At least, that's the generous assumption, the one that assumes a failure of imagination that has led to - fifty? one hundred and fifty? - brave employees of the Fukushima Dai-Ichi power plant to endanger themselves, possibly to sacrifice themselves, in the course of trying to fend off a greater disaster with far-reaching consequences, while executives of that same company, a company that has been accused of deliberately soft-pedaling the severity of the situation in their reports to the Japanese government, and the people of Japan, and the rest of the world, weep about the bravery and sacrifice of these heroes.

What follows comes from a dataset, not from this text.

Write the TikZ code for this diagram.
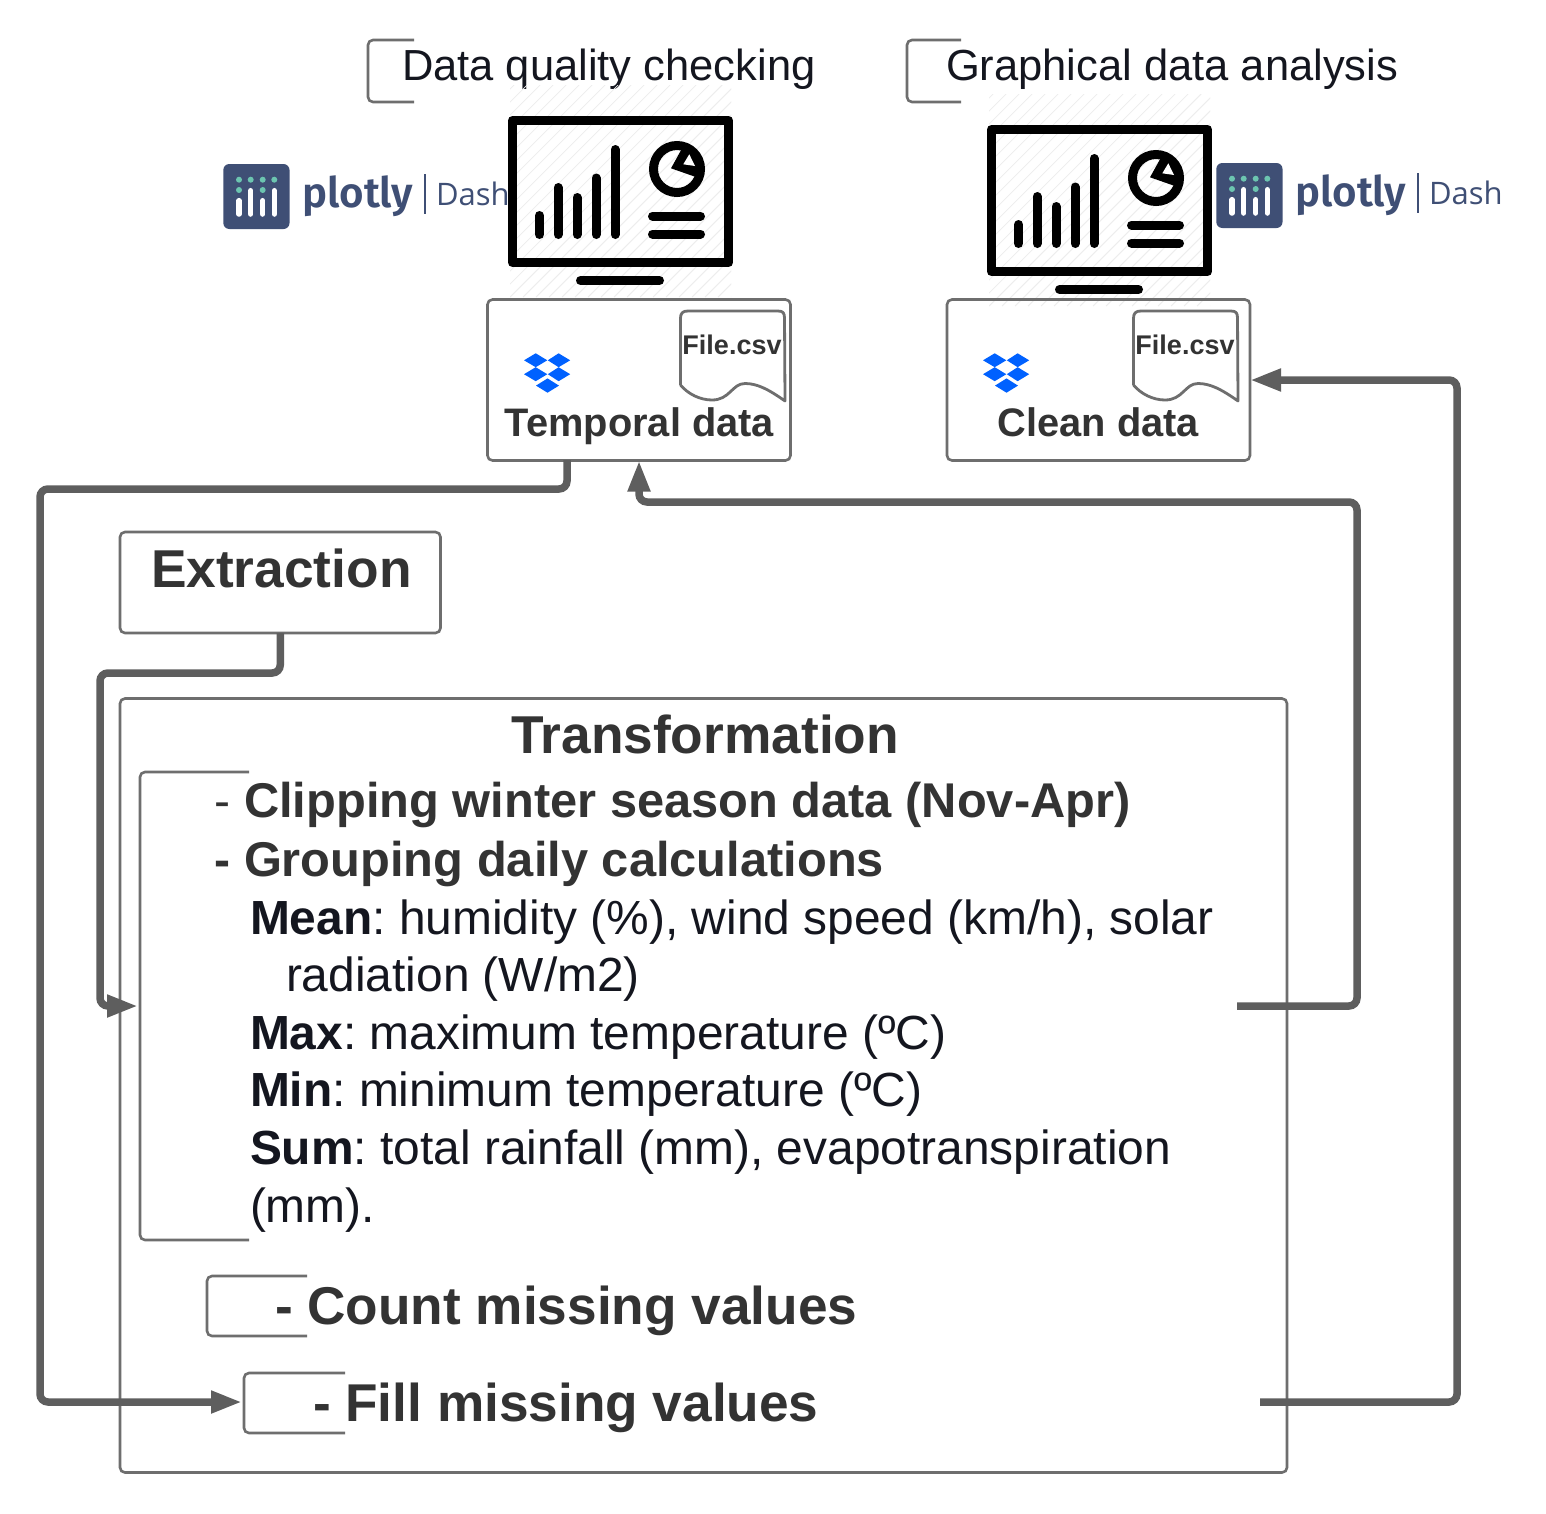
\documentclass[tikz,border=0pt]{standalone}
\usepackage{fontspec}
\setmainfont{Liberation Sans}
\newfontfamily\plotfont{Fira Sans SemiBold}
\newfontfamily\dashfont{Open Sans}
\usetikzlibrary{arrows.meta}
\definecolor{linegray}{HTML}{5E5E5E}
\definecolor{boxgray}{HTML}{6E6E6E}
\definecolor{headtxt}{HTML}{333333}
\definecolor{bodytxt}{HTML}{14161F}
\definecolor{plotblue}{HTML}{3F4F75}
\definecolor{plotgreen}{HTML}{6CC5B0}
\definecolor{dropblue}{HTML}{0061FF}
\newcommand{\fsz}[1]{\fontsize{#1}{#1}\selectfont\frenchspacing}
\tikzset{
  x=1pt,y=-1pt,
  boxnode/.style={draw=boxgray,line width=2.6pt,rounded corners=5pt,anchor=north west,inner sep=0,outer sep=0},
  bracketline/.style={draw=boxgray,line width=2.6pt,rounded corners=5pt},
  conn/.style={draw=linegray,line width=7.5pt,rounded corners=8pt},
  connarrow/.style={conn,-{Triangle[length=31pt,width=21pt]}},
  txt/.style={anchor=base west,inner sep=0,outer sep=0},
  ctxt/.style={anchor=base,inner sep=0,outer sep=0},
  titletxt/.style={txt,text=bodytxt,font=\fsz{43.5}},
  headtext/.style={txt,text=headtxt,font=\bfseries\fsz{53.3}},
  itemtext/.style={txt,text=headtxt,font=\bfseries\fsz{48.8}},
  lowertext/.style={txt,text=headtxt,font=\bfseries\fsz{53.2}},
  bodytext/.style={txt,text=bodytxt,font=\fsz{47.9}},
  datatext/.style={ctxt,text=headtxt,font=\bfseries\fsz{39.8}},
  filetext/.style={ctxt,text=headtxt,font=\bfseries\fsz{27}},
  barline/.style={black,line width=9pt,line cap=round},
}
\newcommand{\monitor}[2]{%
\begin{scope}[shift={(#1,#2)}]
  \begin{scope}
    \clip (510,85) rectangle (731,297);
    \foreach \k in {0,13,...,440}{\draw[black!7,line width=.7pt] (510+\k,297) -- (510+\k+212,85);\draw[black!7,line width=.7pt] (510+\k-221,297) -- (510+\k-221+212,85);}
  \end{scope}
  \draw[black,line width=9pt,line join=round] (512.5,120.5) rectangle (728.5,262.5);
  \draw[black,line width=9pt,line cap=round] (580.5,280.5) -- (659.5,280.5);
  \draw[barline] (539.5,215.5) -- (539.5,234.5);
  \draw[barline] (558,187.5) -- (558,234.5);
  \draw[barline] (577,197.5) -- (577,234.5);
  \draw[barline] (596,178) -- (596,234.5);
  \draw[barline] (615,149.5) -- (615,234.5);
  \draw[black,line width=9pt] (677,169) circle (23.5);
  \fill[black] (671,168.3) -- (681.7,149) -- (697,152) -- (700,177) -- (695,176.7) -- cycle;
  \fill[white] (689.3,154.3) -- (695,166) -- (683.3,164.3) -- cycle;
  \draw[barline] (652.5,216) -- (700.5,216);
  \draw[barline] (652.5,234) -- (700.5,234);
\end{scope}}
\newcommand{\filedoc}[1]{%
\begin{scope}[shift={(#1,0)}]
  \draw[boxgray,line width=2.8pt,line join=round] (680.5,385) -- (680.5,318) .. controls (680.5,313) and (683,311) .. (688,311) -- (778,311) .. controls (783,311) and (784.5,313) .. (784.5,318) -- (785,401)
   .. controls (768,389) and (757,383.5) .. (745,383.5) .. controls (732,383.5) and (730,400) .. (712,400) .. controls (700,400) and (688,394) .. (680.5,385);
\end{scope}}
\newcommand{\dropbox}[1]{%
\begin{scope}[shift={(#1,0)}]
  \fill[dropblue] (535.7,353.3) -- (547.3,360.3) -- (535.7,367.2) -- (524,360.3) -- cycle;
  \fill[dropblue] (558.6,353.3) -- (570.2,360.3) -- (558.6,367.2) -- (547.8,360.3) -- cycle;
  \fill[dropblue] (535.7,367.2) -- (547.3,374.2) -- (535.7,381.2) -- (524,374.2) -- cycle;
  \fill[dropblue] (558.6,367.2) -- (570.2,374.2) -- (558.6,381.2) -- (547.8,374.2) -- cycle;
  \fill[dropblue] (547.5,378.4) -- (559,385.6) -- (547.5,392.7) -- (536,385.6) -- cycle;
\end{scope}}
\newcommand{\plotlylogo}[3]{%
\begin{scope}[shift={(#1,#2)}]
  \fill[plotblue,rounded corners=6pt] (223.3,164) rectangle (289.5,229);
  \foreach \px in {239,250.7,262.7,274.3}{\fill[plotgreen] (\px,179.7) circle (3);}
  \foreach \px in {239,262.7}{\fill[plotgreen] (\px,190) circle (3);}
  \foreach \px/\py in {239/200.7,250.7/190.7,262.7/200.7,274.3/190.7}{\draw[white,line width=5.5pt,line cap=round] (\px,\py) -- (\px,214);}
  \node[txt,text=plotblue,font=\plotfont\fsz{42}] (#3p) at (302.5,207) {plotly};
  \draw[plotblue,line width=1.8pt] (425,174) -- (425,214);
  \node[txt,text=plotblue,font=\dashfont\fsz{31}] (#3d) at (436,205) {Dash};
\end{scope}}
\begin{document}
\begin{tikzpicture}
\useasboundingbox (0,0) rectangle (1546,1513);
\fill[white] (0,0) rectangle (1546,1513);

% top titles and brackets
\draw[bracketline] (414,40) -- (368,40) -- (368,102) -- (414,102);
\draw[bracketline] (961,40) -- (907,40) -- (907,102) -- (961,102);
\node[titletxt] (dq) at (402,80.5) {Data quality checking};
\node[titletxt] (ga) at (946,80.5) {Graphical data analysis};

% monitors and logos
\monitor{0}{0}
\monitor{479}{9}
\plotlylogo{0}{0}{a}
\plotlylogo{993}{-1}{b}

% data boxes
\node[boxnode,minimum width=303pt,minimum height=161pt] (temporal) at (487.5,299.5) {};
\node[boxnode,minimum width=303pt,minimum height=161pt] (clean) at (947,299.5) {};
\filedoc{0}
\filedoc{453}
\dropbox{0}
\dropbox{459}
\node[filetext] (f1) at (732,354.5) {File.csv};
\node[filetext] (f2) at (1185,354.5) {File.csv};
\node[datatext] (tlabel) at (639.5,436.5) {Temporal data};
\node[datatext] (clabel) at (1098.5,436.5) {Clean data};

% extraction and transformation
\node[boxnode,minimum width=320.5pt,minimum height=101pt] (extr) at (120,532) {};
\node[headtext] (extrl) at (151,587.5) {Extraction};
\node[boxnode,minimum width=1167pt,minimum height=774pt] (trans) at (120,698.5) {};
\node[headtext] (transl) at (511,753.5) {Transformation};

% inner brackets
\draw[bracketline] (249,772) -- (140,772) -- (140,1240) -- (249,1240);
\draw[bracketline] (307,1276) -- (207,1276) -- (207,1336) -- (307,1336);
\draw[bracketline] (345,1373) -- (244,1373) -- (244,1433) -- (345,1433);

% texts
\node[txt,text=headtxt,font=\fsz{48}] (d1) at (214,817) {-};
\node[itemtext] (i1) at (244,817) {Clipping winter season data (Nov-Apr)};
\node[txt,text=headtxt,font=\bfseries\fsz{48}] (d2) at (214,876) {-};
\node[itemtext] (i2) at (244,876) {Grouping daily calculations};
\node[bodytext] (b1) at (250,934) {\textbf{Mean}: humidity (\%), wind speed (km/h), solar};
\node[bodytext] (b2) at (286,991) {radiation (W/m2)};
\node[bodytext] (b3) at (250,1049) {\textbf{Max}: maximum temperature (ºC)};
\node[bodytext] (b4) at (250,1106) {\textbf{Min}: minimum temperature (ºC)};
\node[bodytext] (b5) at (250,1164) {\textbf{Sum}: total rainfall (mm), evapotranspiration};
\node[bodytext] (b6) at (250,1222) {(mm).};
\node[lowertext] (i3) at (275,1324) {- Count missing values};
\node[lowertext] (i4) at (313,1421) {- Fill missing values};

% connector anchors
\coordinate (tempout) at (567,460);
\coordinate (bigbr) at (138,1006);
\coordinate (fillbr) at (242,1402);
\coordinate (transout) at (1237,1006);
\coordinate (fillout) at (1260,1402);

\draw[connarrow] (tempout) -- (567,489) -- (40,489) -- (40,1402) -- (fillbr);
\draw[connarrow] (extr.south) -- (280.25,673) -- (100,673) -- (100,1006) -- (bigbr);
\draw[connarrow] (transout) -- (1357,1006) -- (1357,502) -- (639,502) -- (temporal.south);
\draw[connarrow] (fillout) -- (1457,1402) -- (1457,380) -- (clean.east);
\end{tikzpicture}
\end{document}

The not-so-generous assumption is that that was the Plan B: in the event of a catastrophic failure of the back-up systems, send some employees in to deal with it. Express regret at and gratitude for their sacrifice. Make nominal payments of compensation to their families. Carry on with business as usual.
We've seen this, again and again. The Deepwater Horizon in the Gulf of Mexico just blew up, killing eleven workers and creating a gusher of crude oil polluting the Gulf coast? Hit it with dispersant. It won't fix anything, but it will prevent an unsightly slick from forming on the top of the water - improving the optics, as they say. A coal mine disaster at the Upper Big Branch Mine in West Virginia has killed many workers, threatening continued production at all of Massey Energy's sites? Shut the families of the dead up as quickly as possible with payouts tied to gag orders - and remind all the other locals that their employment options are basically Massey or nothing. In neither case was there a Plan B to effectively deal with a low-probability catastrophic failure. And in both cases the price of such a failure was enormous.
What the final outcome of the events at Fukushima Dai-Ichi will be is unknown. Perhaps the heroic efforts being performed will halt the continuing advancement of the disaster, allowing cleanup to begin. Perhaps the disaster will result in an uninhabitable zone like the area around Chernobyl, gradually being reclaimed by the wilderness. But one thing is for certain: somewhere, someday, there will be additional disasters, almost unthinkable low-probability events with enormous consequences. When these things happen, will there be plans for dealing with the consequences?
*This would have been a good question to have asked at the glass factory where I worked during my Summers in college. Large, heavy TV faceplates were everywhere, and a huge furnace filled with molten glass dominated the building. Yeah, a tornado there would have sucked a lot.
**I didn't think of the related situation where the disaster itself is the shutdown of the escape routes - or just normal travel routes. In the aftermath of the Valentine's Day Storm of 2007, routes 80 and 81 were shut down for days, and a considerable amount of interstate traffic was rerouted along relatively rickety bridges in Nanticoke.
Daryl Sznyter
5 years ago
2 comments:
RE: Footnote 2
Back in the early 1980s we had a tsunami warning. It seemed like every driver in Central and East Honolulu headed west, clogging the roads for hours. Problem with that was (and is), the main E-W roads are within a mile of the coastline. We were lucky; there was no tsunami that evening.
This time around there was, and it did millions of dollars of damage to boat harbors and Kona coastal hotels. Fortunately for most of us, it got here at 3:20am on a Saturday morning, so the majority of us weren't at work.
harold, you are making me scared to leave the house!